Balthasar menjelaskan sudah menyiapkan surat penjelasan kepada Presiden mengenai pasal 69 UU PPLH. Dalam konteks itu, mantan Rektor Universitas Cenderawasih ini memandang UU PPLH sudah baik dan menjadi dasar penting perlindungan dan pengelolaan lingkungan hidup. Semangatnya adalah memperkuat basis hukum perlindungan lingkungan, dan membutuhkan pemahaman bersama semua pemangku kepentingan. Rumusan-rumusan UU PPLH yang kuat justru untuk menutupi kelemahan UU No. 23 Tahun 1997 tentang Pengelolaan Lingkungan Hidup.

Larangan lain yang diatur dalam pasal 69 UU PPLH adalah melakukan perbuatan yang mengakibatkan pencemaran dan/atau perusakan lingkungan hidup; melepaskan produk rekayasa genetik ke media lingkungan hidup secara bertentangan dengan peraturan perundang-undangan; dan memasukkan B3 dan limbah B3 dari luar negeri ke wilayah Indonesia secara melawan hukum. Ada pula larangan menyusun amdal tanpa memiliki sertifikat kompetensi amdal; dan memberikan informasi palsu dan menyesatkan mengenai lingkungan hidup.

Pendiri sekaligus Dewan Pembina ICEL, Mas Achmad Santosa, memuji UU PPLH sebagai contoh perkembangan positif aturan-aturan umum hukum lingkungan. Politik hukum lingkungan baik yang bersifat umum maupun sektoral, kata dia, menunjukkan perkembangan yang menggembirakan. Peraturan perundang-undangan sektoral semakin banyak mengadopsi prinsip-prinsip perlindungan lingkungan hidup. Yang jadi masalah, kata pria yang biasa disapa Mas Ota itu adalah harmonisasi antar peraturan. “Harmonisasi tak berjalan,” kata dia. Padahal, harmonisasi ‘mendorong kepastian hukum’.

PPNS dan kerjasama
Salah satu amunisi yang membuat UU PPLH dianggap powerful adalah kewenangan Penyidik Pegawai Negeri Sipil (PPNS) lingkungan hidup untuk menangkap dan menahan pelaku tindak pidana. Kewenangan ini diatur dalam Pasal 94 ayat (2) huruf k UU PPLH.
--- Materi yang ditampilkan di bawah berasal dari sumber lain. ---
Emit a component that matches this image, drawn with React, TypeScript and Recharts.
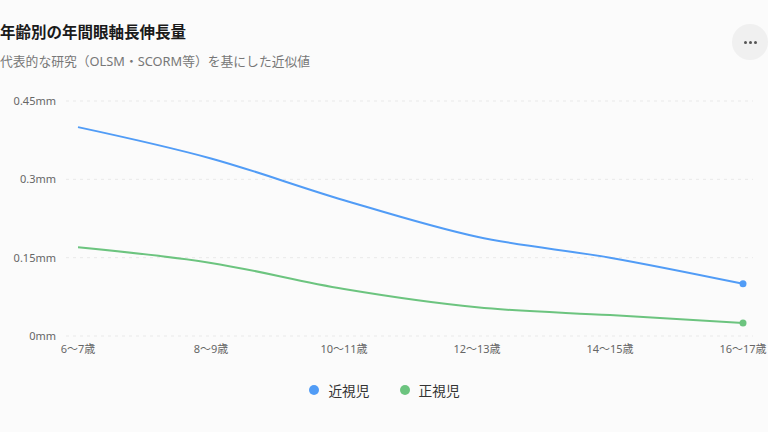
import React from "react";
import { LineChart, Line, XAxis, YAxis, CartesianGrid, Legend } from "recharts";

const categories = ["6〜7歳", "8〜9歳", "10〜11歳", "12〜13歳", "14〜15歳", "16〜17歳"];
const myopia = [0.4, 0.34, 0.26, 0.19, 0.15, 0.1];
const normal = [0.17, 0.14, 0.09, 0.055, 0.04, 0.025];
const yTicks = [0, 0.15, 0.3, 0.45];
const seriesNames = ["近視児", "正視児"];

const data = categories.map((c, i) => ({ name: c, myopia: myopia[i], normal: normal[i] }));

const FONT = "'Noto Sans', 'Noto Sans CJK JP', sans-serif";
const BLUE = "#519cf6";
const GREEN = "#6cc47f";
const colors = [BLUE, GREEN];

const lastDot = (color: string) => (props: any) => {
  const { cx, cy, index } = props;
  if (index !== categories.length - 1) return <g key={index} />;
  return <circle key={index} cx={cx} cy={cy} r={3.5} fill={color} stroke="none" />;
};

const fmt = (v: number) => `${v}mm`;

const renderLegend = () => (
  <div style={{ display: "flex", justifyContent: "center", alignItems: "center", fontSize: 13.7, color: "#333", fontFamily: FONT, paddingLeft: 16 }}>
    {seriesNames.map((n, i) => (
      <div key={n} style={{ display: "flex", alignItems: "center", margin: "0 15px" }}>
        <span style={{ width: 10, height: 10, borderRadius: 5, background: colors[i], display: "inline-block", marginRight: 9 }} />
        <span>{n}</span>
      </div>
    ))}
  </div>
);

export default function App() {
  return (
    <div
      style={{
        position: "absolute",
        left: 0,
        top: 0,
        width: 768,
        height: 432,
        background: "#fbfbfb",
        fontFamily: FONT,
        overflow: "hidden",
      }}
    >
      <div style={{ position: "absolute", left: 0, top: 20, fontSize: 15.5, fontWeight: 700, color: "#1a1a1a", lineHeight: "24px" }}>
        年齢別の年間眼軸長伸長量
      </div>
      <div style={{ position: "absolute", left: 0, top: 51, fontSize: 12.8, color: "#777", lineHeight: "20px" }}>
        代表的な研究（OLSM・SCORM等）を基にした近似値
      </div>
      <div
        style={{
          position: "absolute",
          left: 732,
          top: 24,
          width: 36,
          height: 36,
          borderRadius: 18,
          background: "#f0f0f0",
          display: "flex",
          justifyContent: "center",
          alignItems: "center",
          gap: 2,
        }}
      >
        {[0, 1, 2].map((k) => (
          <span key={k} style={{ width: 3, height: 3, borderRadius: 1.5, background: "#555", display: "inline-block" }} />
        ))}
      </div>
      <div style={{ position: "absolute", left: 0, top: 90 }}>
        <LineChart width={768} height={320} data={data} margin={{ top: 11, right: 15, bottom: 10, left: 0 }}>
          <CartesianGrid vertical={false} stroke="#e9e9e9" strokeDasharray="3 4" />
          <XAxis
            dataKey="name"
            axisLine={false}
            tickLine={false}
            tickSize={0}
            tickMargin={9}
            padding={{ left: 12, right: 10 }}
            height={44}
            interval={0}
            tick={{ fontSize: 11, fill: "#666", fontFamily: FONT }}
          />
          <YAxis
            width={66}
            domain={[0, 0.45]}
            ticks={yTicks}
            tickFormatter={fmt}
            axisLine={false}
            tickLine={false}
            tickSize={0}
            tickMargin={10}
            tick={{ fontSize: 11, fill: "#666", fontFamily: FONT }}
          />
          <Legend verticalAlign="bottom" content={renderLegend} />
          <Line
            type="monotone"
            dataKey="myopia"
            name="近視児"
            stroke={BLUE}
            strokeWidth={2}
            dot={lastDot(BLUE)}
            activeDot={false}
            isAnimationActive={false}
          />
          <Line
            type="monotone"
            dataKey="normal"
            name="正視児"
            stroke={GREEN}
            strokeWidth={2}
            dot={lastDot(GREEN)}
            activeDot={false}
            isAnimationActive={false}
          />
        </LineChart>
      </div>
    </div>
  );
}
Sayang kewenangan itu belum efektif dijalankan. KLH sendiri terkesan belum berani menggunakan kewenangan itu karena kapasitas sumber daya manusia PPNS. Peningkatan kapasitas sumber daya manusia dinilai Mas Ota sebagai salah satu masalah yang harus diatasi segera.

Hal yang menggembirakan, kata Mas Ota, adalah dukungan dan kerjasama antar lembaga dalam rangka penegakan hukum lingkungan. Pembentukan satuan tugas lingkungan di kepolisian dan kejaksaan, serta sertifikasi hakim lingkungan adalah bukti ‘geliat’ perkembangan semangat menegakkan hukum lingkungan.

Balthasar Kambuaya menambahkan, KLH sudah menjalin nota kesepahaman dengan lembaga-lembaga penegak hukum dalam rangka penegakan hukum lingkungan. “Dengan KPK pun sudah,” ujarnya.